Benares.—One evening we took train from Calcutta to Benares. Flat fields of white poppies were on either side, and English park-like scenes, without the mansions, and we thanked our stars we had not to live in what the Norse call "Eng" or meadow land.
The things of interest in Benares are in order—first the Ghats, then a river called the Ganges, and the monkey temple; of course there are a great many natives, but from a cursory impression of the faces in the crowds, I think they rank after the monkeys.

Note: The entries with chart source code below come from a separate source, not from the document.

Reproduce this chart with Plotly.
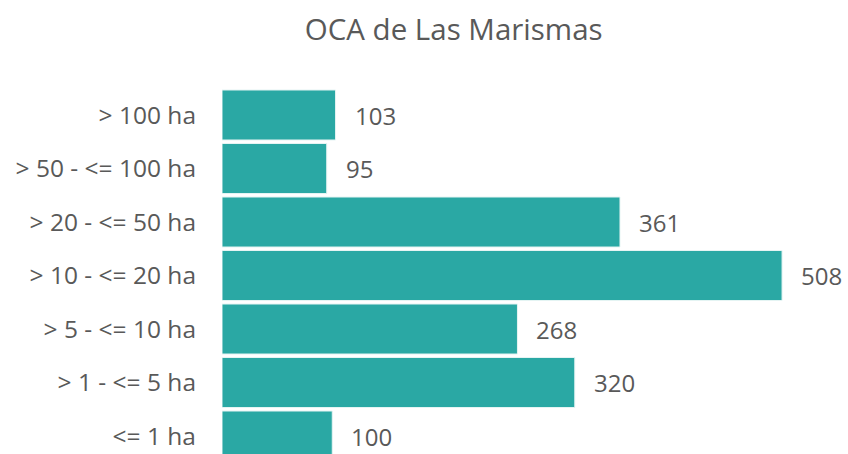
import plotly.graph_objects as go

categories = ["<= 1 ha", "> 1 - <= 5 ha", "> 5 - <= 10 ha", "> 10 - <= 20 ha",
              "> 20 - <= 50 ha", "> 50 - <= 100 ha", "> 100 ha"]
values = [100, 320, 268, 508, 361, 95, 103]
title = "OCA de Las Marismas"

bar_color = "#2AA8A4"
text_color = "#595959"
font_family = "Open Sans, Noto Sans, sans-serif"

fig = go.Figure(go.Bar(
    x=values, y=categories, orientation="h",
    marker=dict(color=bar_color, line=dict(color="#E6F4F3", width=1)),
    hoverinfo="skip",
))

for c, v in zip(categories, values):
    fig.add_annotation(x=v, y=c, text=str(v), showarrow=False,
                       xanchor="left", xshift=17,
                       font=dict(size=24, color=text_color, family=font_family))

fig.update_layout(
    width=848, height=454,
    margin=dict(l=222, r=30, t=60, b=0),
    paper_bgcolor="white", plot_bgcolor="white",
    bargap=0.065,
    showlegend=False,
    title=dict(text=title, x=0.535, xref="container", xanchor="center",
               y=0.934, yanchor="middle",
               font=dict(size=29.5, color=text_color, family=font_family)),
    xaxis=dict(range=[0, 540.6], visible=False, fixedrange=True),
    yaxis=dict(type="category", categoryorder="array", categoryarray=categories,
               range=[-0.336, 7.028], showgrid=False, zeroline=False,
               showline=False, ticks="", ticklabelstandoff=25,
               tickfont=dict(size=24.5, color=text_color, family=font_family)),
)

fig.write_html(
    "out.html",
    config={"displayModeBar": False},
    post_script="document.body.style.margin='0';document.body.style.overflow='hidden';",
)
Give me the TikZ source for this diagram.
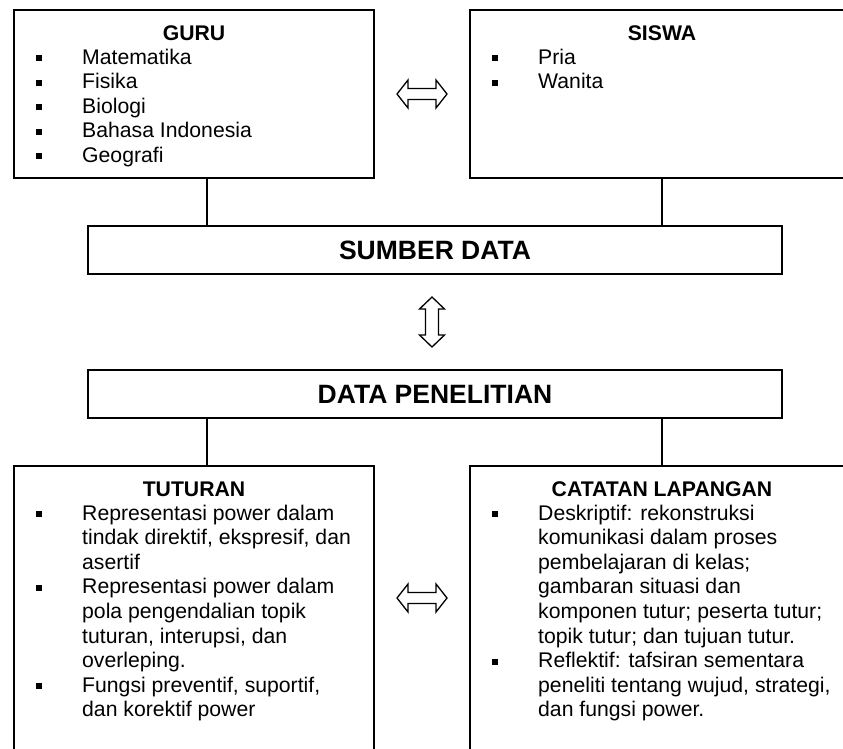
\documentclass[tikz,border=0pt]{standalone}
\usepackage{fontspec}
\setmainfont{Liberation Sans}
\usetikzlibrary{calc}
\newcommand{\bul}{\rule[3pt]{6pt}{6pt}}
\begin{document}
\begin{tikzpicture}[x=1pt,y=-1pt,
    box/.style={draw,line width=2pt,rectangle,inner sep=0pt,outer sep=0pt,anchor=north west},
    ttl/.style={font=\fontsize{21.2}{24.6}\selectfont\bfseries,inner sep=0pt,anchor=base},
    lst/.style={font=\fontsize{21.2}{24.6}\selectfont,inner sep=0pt,anchor=base west},
    big/.style={font=\fontsize{26.5}{30}\selectfont\bfseries},
    conn/.style={line width=1.4pt},
    hollow/.style={draw,line width=1.3pt,fill=white}]
    \clip (0,0) rectangle (843,748);
    % top boxes
    \node[box,minimum width=360pt,minimum height=168pt] (guru) at (14,10) {};
    \node[box,minimum width=384pt,minimum height=168pt] (siswa) at (470,10) {};
    \node[ttl] (guruttl) at ([yshift=-30pt]guru.north) {GURU};
    \node[ttl] (siswattl) at ([yshift=-30pt]siswa.north) {SISWA};
    \node[lst] (gurulst) at ([xshift=22pt,yshift=-54pt]guru.north west)
      {\begin{tabular}[t]{@{}p{46pt}@{}l@{}}
        \bul & Matematika\\
        \bul & Fisika\\
        \bul & Biologi\\
        \bul & Bahasa Indonesia\\
        \bul & Geografi
      \end{tabular}};
    \node[lst] (siswalst) at ([xshift=22pt,yshift=-54pt]siswa.north west)
      {\begin{tabular}[t]{@{}p{46pt}@{}l@{}}
        \bul & Pria\\
        \bul & Wanita
      \end{tabular}};
    % middle boxes
    \node[box,big,minimum width=694pt,minimum height=48pt] (sumber) at (88,226) {SUMBER DATA};
    \node[box,big,minimum width=694pt,minimum height=48pt] (data) at (88,370) {DATA PENELITIAN};
    % bottom boxes
    \node[box,minimum width=360pt,minimum height=330pt] (tutur) at (14,466) {};
    \node[box,minimum width=384pt,minimum height=330pt] (catat) at (470,466) {};
    \node[ttl] (tuturttl) at ([yshift=-30pt]tutur.north) {TUTURAN};
    \node[ttl] (catatttl) at ([yshift=-30pt]catat.north) {CATATAN LAPANGAN};
    \node[lst] (tuturlst) at ([xshift=22pt,yshift=-54pt]tutur.north west)
      {\begin{tabular}[t]{@{}p{46pt}@{}l@{}}
        \bul & Representasi power dalam\\
             & tindak direktif, ekspresif, dan\\
             & asertif\\
        \bul & Representasi power dalam\\
             & pola pengendalian topik\\
             & tuturan, interupsi, dan\\
             & overleping.\\
        \bul & Fungsi preventif, suportif,\\
             & dan korektif power
      \end{tabular}};
    \node[lst] (catatlst) at ([xshift=22pt,yshift=-54pt]catat.north west)
      {\begin{tabular}[t]{@{}p{46pt}@{}l@{}}
        \bul & Deskriptif: rekonstruksi\\
             & komunikasi dalam proses\\
             & pembelajaran di kelas;\\
             & gambaran situasi dan\\
             & komponen tutur; peserta tutur;\\
             & topik tutur; dan tujuan tutur.\\
        \bul & Reflektif: tafsiran sementara\\
             & peneliti tentang wujud, strategi,\\
             & dan fungsi power.
      \end{tabular}};
    % connectors
    \coordinate (g1) at ([xshift=13pt]guru.south);
    \coordinate (t1) at ([xshift=13pt]tutur.north);
    \draw[conn] (g1) -- (g1 |- sumber.north);
    \draw[conn] (siswa.south) -- (siswa.south |- sumber.north);
    \draw[conn] (t1) -- (t1 |- data.south);
    \draw[conn] (catat.north) -- (catat.north |- data.south);
    % hollow double arrows
    \coordinate (arrtop) at ($(guru.east)!.5!(siswa.west)$);
    \coordinate (arrmid) at ($(sumber.south)!.5!(data.north)+(-3,0)$);
    \coordinate (arrbot) at ($(tutur.north east)!.5!(catat.north west)+(0,132)$);
    \draw[hollow,shift={(arrtop)}] (-25,0) -- (-14,-14) -- (-14,-5.5) -- (14,-5.5) -- (14,-14)
      -- (25,0) -- (14,14) -- (14,5.5) -- (-14,5.5) -- (-14,14) -- cycle;
    \draw[hollow,shift={(arrbot)}] (-25,0) -- (-14,-14) -- (-14,-5.5) -- (14,-5.5) -- (14,-14)
      -- (25,0) -- (14,14) -- (14,5.5) -- (-14,5.5) -- (-14,14) -- cycle;
    \draw[hollow,shift={(arrmid)}] (0,-25) -- (12.5,-13) -- (6.5,-13) -- (6.5,13) -- (12.5,13)
      -- (0,25) -- (-12.5,13) -- (-6.5,13) -- (-6.5,-13) -- (-12.5,-13) -- cycle;
\end{tikzpicture}
\end{document}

We arrived on a feast day with the golden beauty of Burmah and its people fresh in our minds, and foundthese natives were painting the town red. They slopped a liquid the colour of red ink over their neighbours' more or less white clothes, and threw handfuls of vermilion powder over each other—an abominable shade of vermilion—so roads and people and sides of houses were all stained with these ugly colours; in fact, at the Ghats or terraces at the river side, where many thousands were congregated, the air was thick with the vermilion dust. From the water's edge up the steps to the palaces and temples and houses at the top, the terraces swarmed with thousands of people, and the talk and mirthless laughter rose and fell like the continuous clamour from a guillemot rookery.
The scenes we met in the streets were only to be described in language of the Elizabethan period. If to-day at home we pass obscurantism for morality, the Indian does the reverse; he tears the last shreds from our ideas of what Phallic worship might once have been.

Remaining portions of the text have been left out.